## BEGIN Information supplied
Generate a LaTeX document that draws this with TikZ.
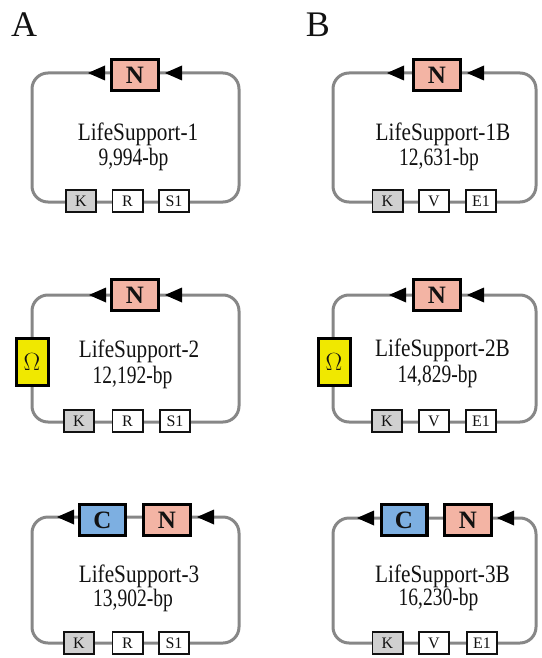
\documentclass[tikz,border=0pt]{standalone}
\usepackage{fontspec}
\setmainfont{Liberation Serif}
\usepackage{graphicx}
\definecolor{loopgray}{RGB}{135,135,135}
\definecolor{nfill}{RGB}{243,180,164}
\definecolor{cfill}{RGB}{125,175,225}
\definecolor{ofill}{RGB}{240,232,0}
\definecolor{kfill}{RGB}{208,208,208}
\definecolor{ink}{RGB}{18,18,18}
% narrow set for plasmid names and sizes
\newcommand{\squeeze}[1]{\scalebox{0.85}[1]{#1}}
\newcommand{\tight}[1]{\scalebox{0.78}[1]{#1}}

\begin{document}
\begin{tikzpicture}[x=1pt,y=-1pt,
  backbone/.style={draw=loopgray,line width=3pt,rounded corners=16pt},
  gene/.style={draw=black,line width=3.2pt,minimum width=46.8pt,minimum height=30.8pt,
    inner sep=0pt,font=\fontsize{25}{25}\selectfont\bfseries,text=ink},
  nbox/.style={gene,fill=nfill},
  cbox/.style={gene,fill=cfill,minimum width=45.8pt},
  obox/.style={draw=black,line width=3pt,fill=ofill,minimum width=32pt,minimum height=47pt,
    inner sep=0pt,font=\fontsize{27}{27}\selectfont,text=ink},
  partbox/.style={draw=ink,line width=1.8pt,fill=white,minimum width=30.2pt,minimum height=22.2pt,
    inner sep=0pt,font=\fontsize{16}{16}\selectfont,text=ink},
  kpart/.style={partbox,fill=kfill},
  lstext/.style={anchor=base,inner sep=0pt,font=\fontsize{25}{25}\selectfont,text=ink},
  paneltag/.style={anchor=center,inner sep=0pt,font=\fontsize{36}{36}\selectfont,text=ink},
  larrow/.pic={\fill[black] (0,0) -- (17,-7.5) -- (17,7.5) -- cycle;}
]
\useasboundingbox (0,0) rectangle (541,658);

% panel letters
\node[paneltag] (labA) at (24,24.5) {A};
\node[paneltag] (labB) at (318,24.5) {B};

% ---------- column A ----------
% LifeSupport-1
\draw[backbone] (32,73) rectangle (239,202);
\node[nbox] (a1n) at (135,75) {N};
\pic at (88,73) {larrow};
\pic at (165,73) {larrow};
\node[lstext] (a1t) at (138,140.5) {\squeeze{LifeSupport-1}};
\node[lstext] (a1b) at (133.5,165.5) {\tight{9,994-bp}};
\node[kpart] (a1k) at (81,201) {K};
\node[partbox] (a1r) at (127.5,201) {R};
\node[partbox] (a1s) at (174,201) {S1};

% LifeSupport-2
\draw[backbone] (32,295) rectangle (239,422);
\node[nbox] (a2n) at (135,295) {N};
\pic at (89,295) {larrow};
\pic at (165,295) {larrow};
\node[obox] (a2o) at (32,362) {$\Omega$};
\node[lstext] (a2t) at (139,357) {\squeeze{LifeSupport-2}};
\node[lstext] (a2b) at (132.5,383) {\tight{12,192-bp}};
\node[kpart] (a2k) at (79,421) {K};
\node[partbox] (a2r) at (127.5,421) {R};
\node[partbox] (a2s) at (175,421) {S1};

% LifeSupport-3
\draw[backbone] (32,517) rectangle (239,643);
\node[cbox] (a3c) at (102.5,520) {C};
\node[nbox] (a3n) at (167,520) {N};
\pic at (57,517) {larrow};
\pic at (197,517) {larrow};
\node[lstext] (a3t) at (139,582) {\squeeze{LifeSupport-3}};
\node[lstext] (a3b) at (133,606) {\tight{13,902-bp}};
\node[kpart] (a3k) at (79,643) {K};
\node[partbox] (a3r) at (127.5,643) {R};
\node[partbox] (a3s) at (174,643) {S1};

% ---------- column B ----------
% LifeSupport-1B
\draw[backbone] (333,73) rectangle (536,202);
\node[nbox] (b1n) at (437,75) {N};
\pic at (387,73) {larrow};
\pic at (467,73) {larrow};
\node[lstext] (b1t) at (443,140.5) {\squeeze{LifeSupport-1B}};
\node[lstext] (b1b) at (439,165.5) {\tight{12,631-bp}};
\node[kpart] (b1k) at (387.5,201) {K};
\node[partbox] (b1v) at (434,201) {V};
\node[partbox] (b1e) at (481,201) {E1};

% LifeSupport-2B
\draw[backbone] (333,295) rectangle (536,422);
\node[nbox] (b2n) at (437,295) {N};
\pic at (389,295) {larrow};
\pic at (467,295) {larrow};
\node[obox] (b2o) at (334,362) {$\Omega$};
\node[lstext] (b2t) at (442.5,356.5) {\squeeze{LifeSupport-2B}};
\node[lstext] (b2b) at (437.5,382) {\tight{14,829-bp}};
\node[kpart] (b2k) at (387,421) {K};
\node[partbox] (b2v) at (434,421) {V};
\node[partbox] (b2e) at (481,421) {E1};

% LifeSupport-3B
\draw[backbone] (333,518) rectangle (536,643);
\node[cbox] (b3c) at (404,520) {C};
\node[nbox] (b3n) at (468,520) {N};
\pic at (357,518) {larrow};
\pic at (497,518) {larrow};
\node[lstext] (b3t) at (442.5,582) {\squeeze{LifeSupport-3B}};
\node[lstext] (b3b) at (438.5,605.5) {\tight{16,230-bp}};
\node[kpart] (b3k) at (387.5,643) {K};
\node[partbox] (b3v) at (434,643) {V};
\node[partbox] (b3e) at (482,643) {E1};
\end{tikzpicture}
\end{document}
## END Information supplied
Repeat the material above verbatim. Leave the pictures behind.

Worked answer -
Generate a LaTeX document that draws this with TikZ.
\documentclass[tikz,border=0pt]{standalone}
\usepackage{fontspec}
\setmainfont{Liberation Serif}
\usepackage{graphicx}
\definecolor{loopgray}{RGB}{135,135,135}
\definecolor{nfill}{RGB}{243,180,164}
\definecolor{cfill}{RGB}{125,175,225}
\definecolor{ofill}{RGB}{240,232,0}
\definecolor{kfill}{RGB}{208,208,208}
\definecolor{ink}{RGB}{18,18,18}
% narrow set for plasmid names and sizes
\newcommand{\squeeze}[1]{\scalebox{0.85}[1]{#1}}
\newcommand{\tight}[1]{\scalebox{0.78}[1]{#1}}

\begin{document}
\begin{tikzpicture}[x=1pt,y=-1pt,
  backbone/.style={draw=loopgray,line width=3pt,rounded corners=16pt},
  gene/.style={draw=black,line width=3.2pt,minimum width=46.8pt,minimum height=30.8pt,
    inner sep=0pt,font=\fontsize{25}{25}\selectfont\bfseries,text=ink},
  nbox/.style={gene,fill=nfill},
  cbox/.style={gene,fill=cfill,minimum width=45.8pt},
  obox/.style={draw=black,line width=3pt,fill=ofill,minimum width=32pt,minimum height=47pt,
    inner sep=0pt,font=\fontsize{27}{27}\selectfont,text=ink},
  partbox/.style={draw=ink,line width=1.8pt,fill=white,minimum width=30.2pt,minimum height=22.2pt,
    inner sep=0pt,font=\fontsize{16}{16}\selectfont,text=ink},
  kpart/.style={partbox,fill=kfill},
  lstext/.style={anchor=base,inner sep=0pt,font=\fontsize{25}{25}\selectfont,text=ink},
  paneltag/.style={anchor=center,inner sep=0pt,font=\fontsize{36}{36}\selectfont,text=ink},
  larrow/.pic={\fill[black] (0,0) -- (17,-7.5) -- (17,7.5) -- cycle;}
]
\useasboundingbox (0,0) rectangle (541,658);

% panel letters
\node[paneltag] (labA) at (24,24.5) {A};
\node[paneltag] (labB) at (318,24.5) {B};

% ---------- column A ----------
% LifeSupport-1
\draw[backbone] (32,73) rectangle (239,202);
\node[nbox] (a1n) at (135,75) {N};
\pic at (88,73) {larrow};
\pic at (165,73) {larrow};
\node[lstext] (a1t) at (138,140.5) {\squeeze{LifeSupport-1}};
\node[lstext] (a1b) at (133.5,165.5) {\tight{9,994-bp}};
\node[kpart] (a1k) at (81,201) {K};
\node[partbox] (a1r) at (127.5,201) {R};
\node[partbox] (a1s) at (174,201) {S1};

% LifeSupport-2
\draw[backbone] (32,295) rectangle (239,422);
\node[nbox] (a2n) at (135,295) {N};
\pic at (89,295) {larrow};
\pic at (165,295) {larrow};
\node[obox] (a2o) at (32,362) {$\Omega$};
\node[lstext] (a2t) at (139,357) {\squeeze{LifeSupport-2}};
\node[lstext] (a2b) at (132.5,383) {\tight{12,192-bp}};
\node[kpart] (a2k) at (79,421) {K};
\node[partbox] (a2r) at (127.5,421) {R};
\node[partbox] (a2s) at (175,421) {S1};

% LifeSupport-3
\draw[backbone] (32,517) rectangle (239,643);
\node[cbox] (a3c) at (102.5,520) {C};
\node[nbox] (a3n) at (167,520) {N};
\pic at (57,517) {larrow};
\pic at (197,517) {larrow};
\node[lstext] (a3t) at (139,582) {\squeeze{LifeSupport-3}};
\node[lstext] (a3b) at (133,606) {\tight{13,902-bp}};
\node[kpart] (a3k) at (79,643) {K};
\node[partbox] (a3r) at (127.5,643) {R};
\node[partbox] (a3s) at (174,643) {S1};

% ---------- column B ----------
% LifeSupport-1B
\draw[backbone] (333,73) rectangle (536,202);
\node[nbox] (b1n) at (437,75) {N};
\pic at (387,73) {larrow};
\pic at (467,73) {larrow};
\node[lstext] (b1t) at (443,140.5) {\squeeze{LifeSupport-1B}};
\node[lstext] (b1b) at (439,165.5) {\tight{12,631-bp}};
\node[kpart] (b1k) at (387.5,201) {K};
\node[partbox] (b1v) at (434,201) {V};
\node[partbox] (b1e) at (481,201) {E1};

% LifeSupport-2B
\draw[backbone] (333,295) rectangle (536,422);
\node[nbox] (b2n) at (437,295) {N};
\pic at (389,295) {larrow};
\pic at (467,295) {larrow};
\node[obox] (b2o) at (334,362) {$\Omega$};
\node[lstext] (b2t) at (442.5,356.5) {\squeeze{LifeSupport-2B}};
\node[lstext] (b2b) at (437.5,382) {\tight{14,829-bp}};
\node[kpart] (b2k) at (387,421) {K};
\node[partbox] (b2v) at (434,421) {V};
\node[partbox] (b2e) at (481,421) {E1};

% LifeSupport-3B
\draw[backbone] (333,518) rectangle (536,643);
\node[cbox] (b3c) at (404,520) {C};
\node[nbox] (b3n) at (468,520) {N};
\pic at (357,518) {larrow};
\pic at (497,518) {larrow};
\node[lstext] (b3t) at (442.5,582) {\squeeze{LifeSupport-3B}};
\node[lstext] (b3b) at (438.5,605.5) {\tight{16,230-bp}};
\node[kpart] (b3k) at (387.5,643) {K};
\node[partbox] (b3v) at (434,643) {V};
\node[partbox] (b3e) at (482,643) {E1};
\end{tikzpicture}
\end{document}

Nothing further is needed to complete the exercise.